Was sehen wir in diesem Werk?
- Die Dame: Eine elegante Dame in einem luxuriösen, pelzgefütterten gelben Mantel sitzt an einem Tisch. Ihr Blick wirkt unsicher, eine Hand liegt an ihrem Kinn, was ein Zeichen von Zweifel oder Zögern sein könnte. Ist sie durch das plötzliche Eintreten der Dienstmagd überrascht worden? Der Brief, den sie schreibt, ist halb fertig. In ihrem linken Ohr hängt eine beeindruckende Tropfenperle, ein Schmuckstück, das im dritten Viertel des 17. Jahrhunderts in Mode war. Aufgrund des hohen Preises handelt es sich wahrscheinlich nicht um eine echte Perle, sondern um eine nachgeahmte Glasperle, die von venezianischen Glasbläsern hergestellt wurde*.

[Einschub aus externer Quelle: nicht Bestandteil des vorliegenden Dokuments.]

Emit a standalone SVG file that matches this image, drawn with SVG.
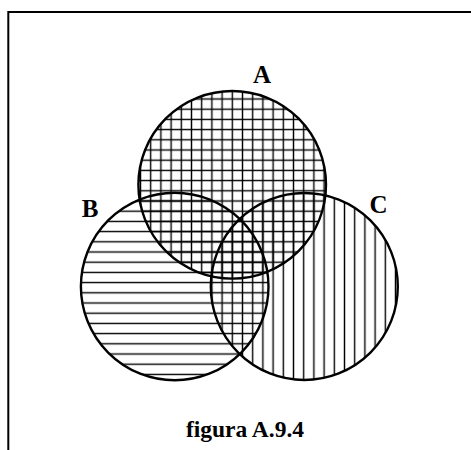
<svg xmlns="http://www.w3.org/2000/svg" width="471" height="450" viewBox="0 0 471 450">
<style>
.lbl{font-family:"Liberation Serif","Times New Roman",serif;font-weight:bold;font-size:25px;fill:#000}
.cap{font-family:"Liberation Serif","Times New Roman",serif;font-weight:bold;font-size:23.5px;fill:#000}
.circ{stroke:#000;stroke-width:2.4}
.hatch{stroke:#000;stroke-width:1.4}
</style>
<defs>
<pattern id="pv" patternUnits="userSpaceOnUse" x="227.2" y="144.9" width="10.2" height="10.2">
<line class="hatch" x1="5.1" y1="0" x2="5.1" y2="10.2"/>
</pattern>
<pattern id="ph" patternUnits="userSpaceOnUse" x="227.2" y="144.9" width="10.2" height="10.2">
<line class="hatch" x1="0" y1="5.1" x2="10.2" y2="5.1"/>
</pattern>
<pattern id="pg" patternUnits="userSpaceOnUse" x="227.2" y="144.9" width="10.2" height="10.2">
<line class="hatch" x1="5.1" y1="0" x2="5.1" y2="10.2"/>
<line class="hatch" x1="0" y1="5.1" x2="10.2" y2="5.1"/>
</pattern>
</defs>
<rect width="471" height="450" fill="#fff"/>
<path d="M8.3,450 V12 H471" fill="none" stroke="#000" stroke-width="2"/>
<g id="fills">
<circle cx="232.2" cy="184.8" r="93.8" fill="url(#pg)"/>
<circle cx="174.7" cy="286.5" r="93.8" fill="url(#ph)"/>
<circle cx="304.3" cy="286.5" r="93.5" fill="url(#pv)"/>
</g>
<g id="A"><circle class="circ" cx="232.2" cy="184.8" r="93.8" fill="none"/><text class="lbl" x="262" y="83" text-anchor="middle">A</text></g>
<g id="B"><circle class="circ" cx="174.7" cy="286.5" r="93.8" fill="none"/><text class="lbl" x="90" y="216.7" text-anchor="middle">B</text></g>
<g id="C"><circle class="circ" cx="304.3" cy="286.5" r="93.5" fill="none"/><text class="lbl" x="378.5" y="213.3" text-anchor="middle">C</text></g>
<g id="connectors"/>
<text class="cap" x="245" y="436.5" text-anchor="middle">figura A.9.4</text>
</svg>
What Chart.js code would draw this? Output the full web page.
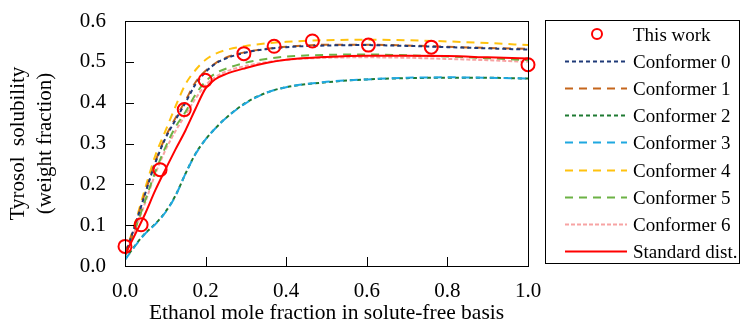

- Die Magd: Die Magd, in einem schlichteren grauen Outfit mit blauer Schürze, steht etwas hinter ihrer Herrin. Sie ist vornübergebeugt und scheint der Dame gerade einen Brief zu überreichen. Ihr Blick ist fürsorglich, aber auch besorgt. Die Anwesenheit der Dienstmagd unterstreicht die Rolle der Dienstmagd als Vertraute und möglicherweise als Botin in Liebesangelegenheiten für wohlhabende Damen.
- Der Brief: Das Gemälde fällt in die Kategorie der „Briefgemälde” Vermeers und legt den Schwerpunkt auf Liebesangelegenheiten. Insgesamt schuf Vermeer sechs Gemälde, in denen Briefe das Thema sind. Auch in diesem Werk steht der Brief im Mittelpunkt der Spannung; die Emotionen der Dame deuten darauf hin, dass der Inhalt des Briefes möglicherweise beunruhigend ist, was die Unsicherheiten der Liebe in jener Zeit widerspiegelt. Wird der Brief gerade zugestellt oder schickt die Dame die Magd los, um den Brief zu überbringen? Wer weiß das schon?
- Komposition und Licht: Vermeer schafft einen spannungsgeladenen, psychologischen Moment. Die starke Verwendung der Farben Gelb und Ultramarinblau ist typisch für Vermeer. Die Komposition ist geordnet, aber die Mimik und der Brief erzeugen ein Gefühl von Drama und Unsicherheit. Das Licht betont die Gesichter und die Texturen der Stoffe. Im Katalog des Rijksmuseums zur Vermeer-Ausstellung von 2023 ist zu lesen, dass Untersuchungen des Metropolitan Museum of Art in New York ergeben haben, dass Vermeer ursprünglich einen detaillierten Wandteppich mit vier großen Figuren an der Wand hinter den Frauen angebracht hatte. Während des Malens ersetzte er diesen durch eine dunkle Kulisse mit einem nach rechts gezogenen Vorhang*.
Dame und Dienstmädchen, The Frick Collection, New York
Das Werk ist eines seiner berühmten Genrebilder, die die intime Atmosphäre des niederländischen Familienlebens im 17. Jahrhundert widerspiegeln. „Dame und Dienstmädchen” zeigt auch die Meisterschaft Johannes Vermeers in der Darstellung intensiver, flüchtiger Emotionen und eines intimen Dialogs zwischen den dargestellten Figuren, der nach wie vor fasziniert.